#### BRIEF:
Gather from the listing below each line that includes the word "image", and copy it.

#### ROWS:
========================================
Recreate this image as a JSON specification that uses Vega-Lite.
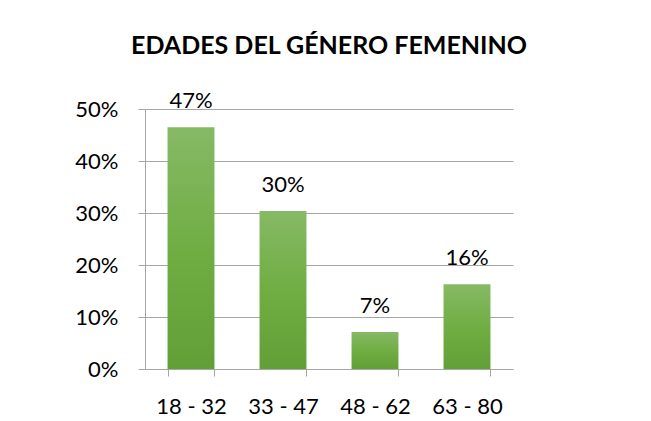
========================================
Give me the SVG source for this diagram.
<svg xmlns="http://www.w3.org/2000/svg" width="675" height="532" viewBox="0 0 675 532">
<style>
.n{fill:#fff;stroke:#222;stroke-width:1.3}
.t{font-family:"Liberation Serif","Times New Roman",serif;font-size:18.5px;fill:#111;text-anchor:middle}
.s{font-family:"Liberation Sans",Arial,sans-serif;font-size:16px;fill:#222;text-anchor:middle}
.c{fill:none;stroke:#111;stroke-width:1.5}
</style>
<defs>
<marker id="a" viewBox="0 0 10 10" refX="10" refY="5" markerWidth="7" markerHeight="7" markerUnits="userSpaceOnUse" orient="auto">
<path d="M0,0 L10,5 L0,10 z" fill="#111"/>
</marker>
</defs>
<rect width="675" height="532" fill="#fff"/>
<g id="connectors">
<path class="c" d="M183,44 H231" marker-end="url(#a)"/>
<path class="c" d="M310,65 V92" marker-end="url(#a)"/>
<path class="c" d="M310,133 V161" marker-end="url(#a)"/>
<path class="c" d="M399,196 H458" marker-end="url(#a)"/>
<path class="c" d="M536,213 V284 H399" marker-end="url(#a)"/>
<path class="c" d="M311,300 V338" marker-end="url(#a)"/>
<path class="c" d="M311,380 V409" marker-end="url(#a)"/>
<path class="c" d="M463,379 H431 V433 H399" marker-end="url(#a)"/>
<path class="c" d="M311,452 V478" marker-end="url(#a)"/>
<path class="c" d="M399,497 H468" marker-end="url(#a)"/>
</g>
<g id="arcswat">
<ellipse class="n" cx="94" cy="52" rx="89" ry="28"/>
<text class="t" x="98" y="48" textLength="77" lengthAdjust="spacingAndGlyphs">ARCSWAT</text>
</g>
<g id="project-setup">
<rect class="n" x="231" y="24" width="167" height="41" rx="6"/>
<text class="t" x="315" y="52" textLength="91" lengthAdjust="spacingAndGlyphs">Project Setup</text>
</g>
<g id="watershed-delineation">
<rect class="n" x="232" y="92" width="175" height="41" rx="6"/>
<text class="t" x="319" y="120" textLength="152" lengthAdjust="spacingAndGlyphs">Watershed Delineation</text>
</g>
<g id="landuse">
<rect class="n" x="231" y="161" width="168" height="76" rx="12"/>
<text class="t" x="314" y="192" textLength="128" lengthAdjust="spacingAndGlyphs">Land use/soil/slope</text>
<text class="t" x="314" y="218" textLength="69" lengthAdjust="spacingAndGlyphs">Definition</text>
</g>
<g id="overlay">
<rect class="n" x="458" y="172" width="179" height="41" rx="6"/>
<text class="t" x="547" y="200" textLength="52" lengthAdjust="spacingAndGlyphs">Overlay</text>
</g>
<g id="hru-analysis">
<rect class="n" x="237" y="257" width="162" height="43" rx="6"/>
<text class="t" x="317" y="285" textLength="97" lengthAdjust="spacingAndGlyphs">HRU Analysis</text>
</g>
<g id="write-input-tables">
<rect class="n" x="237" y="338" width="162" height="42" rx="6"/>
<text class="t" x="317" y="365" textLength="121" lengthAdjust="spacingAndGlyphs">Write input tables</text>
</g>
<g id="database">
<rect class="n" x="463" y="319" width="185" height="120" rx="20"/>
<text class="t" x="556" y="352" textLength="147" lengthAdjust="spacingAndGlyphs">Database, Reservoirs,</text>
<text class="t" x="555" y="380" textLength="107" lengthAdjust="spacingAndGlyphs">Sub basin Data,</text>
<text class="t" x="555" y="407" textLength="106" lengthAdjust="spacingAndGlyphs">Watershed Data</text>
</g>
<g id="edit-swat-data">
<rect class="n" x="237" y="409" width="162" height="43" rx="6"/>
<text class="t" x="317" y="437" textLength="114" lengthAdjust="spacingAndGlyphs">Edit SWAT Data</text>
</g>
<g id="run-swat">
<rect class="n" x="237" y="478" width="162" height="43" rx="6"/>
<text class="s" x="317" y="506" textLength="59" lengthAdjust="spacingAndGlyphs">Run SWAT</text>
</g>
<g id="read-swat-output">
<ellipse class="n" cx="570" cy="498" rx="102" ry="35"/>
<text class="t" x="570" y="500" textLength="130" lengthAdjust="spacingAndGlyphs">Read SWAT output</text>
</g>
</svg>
========================================
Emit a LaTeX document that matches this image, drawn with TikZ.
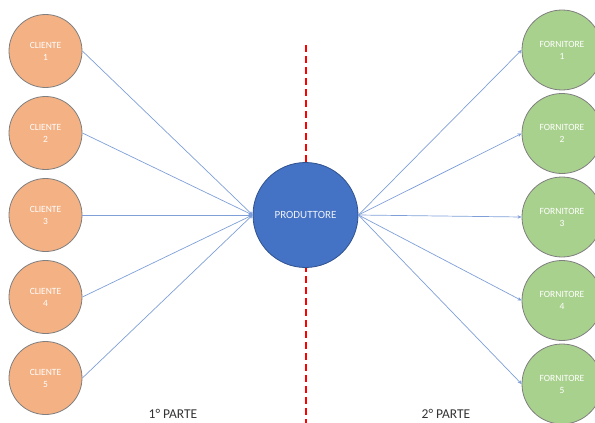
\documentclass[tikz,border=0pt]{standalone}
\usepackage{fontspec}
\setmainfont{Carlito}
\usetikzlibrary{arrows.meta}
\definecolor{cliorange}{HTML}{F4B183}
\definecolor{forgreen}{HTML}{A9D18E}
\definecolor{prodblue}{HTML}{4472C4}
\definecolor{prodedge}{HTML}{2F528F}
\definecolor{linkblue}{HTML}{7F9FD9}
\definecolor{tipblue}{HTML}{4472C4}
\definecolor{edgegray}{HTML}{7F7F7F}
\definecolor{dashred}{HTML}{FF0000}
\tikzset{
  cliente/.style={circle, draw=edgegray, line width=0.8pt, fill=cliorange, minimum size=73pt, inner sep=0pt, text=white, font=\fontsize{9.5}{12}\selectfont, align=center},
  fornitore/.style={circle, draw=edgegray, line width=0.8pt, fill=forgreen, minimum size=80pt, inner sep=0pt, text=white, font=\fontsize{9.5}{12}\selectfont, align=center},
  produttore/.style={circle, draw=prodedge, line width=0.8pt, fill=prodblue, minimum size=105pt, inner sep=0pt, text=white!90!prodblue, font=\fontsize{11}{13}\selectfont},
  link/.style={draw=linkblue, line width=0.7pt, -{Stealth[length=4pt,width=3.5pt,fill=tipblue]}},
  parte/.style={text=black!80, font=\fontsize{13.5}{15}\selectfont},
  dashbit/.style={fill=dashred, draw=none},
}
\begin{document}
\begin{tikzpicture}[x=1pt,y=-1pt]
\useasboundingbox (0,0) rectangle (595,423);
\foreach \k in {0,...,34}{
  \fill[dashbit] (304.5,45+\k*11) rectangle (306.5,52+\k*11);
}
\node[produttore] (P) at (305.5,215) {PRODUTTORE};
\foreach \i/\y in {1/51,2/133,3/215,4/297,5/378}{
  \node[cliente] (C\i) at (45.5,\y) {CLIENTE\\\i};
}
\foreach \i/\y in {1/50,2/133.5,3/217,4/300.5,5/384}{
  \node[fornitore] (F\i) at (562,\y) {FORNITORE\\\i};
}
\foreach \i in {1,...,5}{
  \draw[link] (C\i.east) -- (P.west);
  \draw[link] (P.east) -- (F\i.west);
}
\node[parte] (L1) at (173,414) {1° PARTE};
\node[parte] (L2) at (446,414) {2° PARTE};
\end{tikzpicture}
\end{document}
========================================
#### ANSWER TO THIS PROBLEM:
Recreate this image as a JSON specification that uses Vega-Lite.
Emit a LaTeX document that matches this image, drawn with TikZ.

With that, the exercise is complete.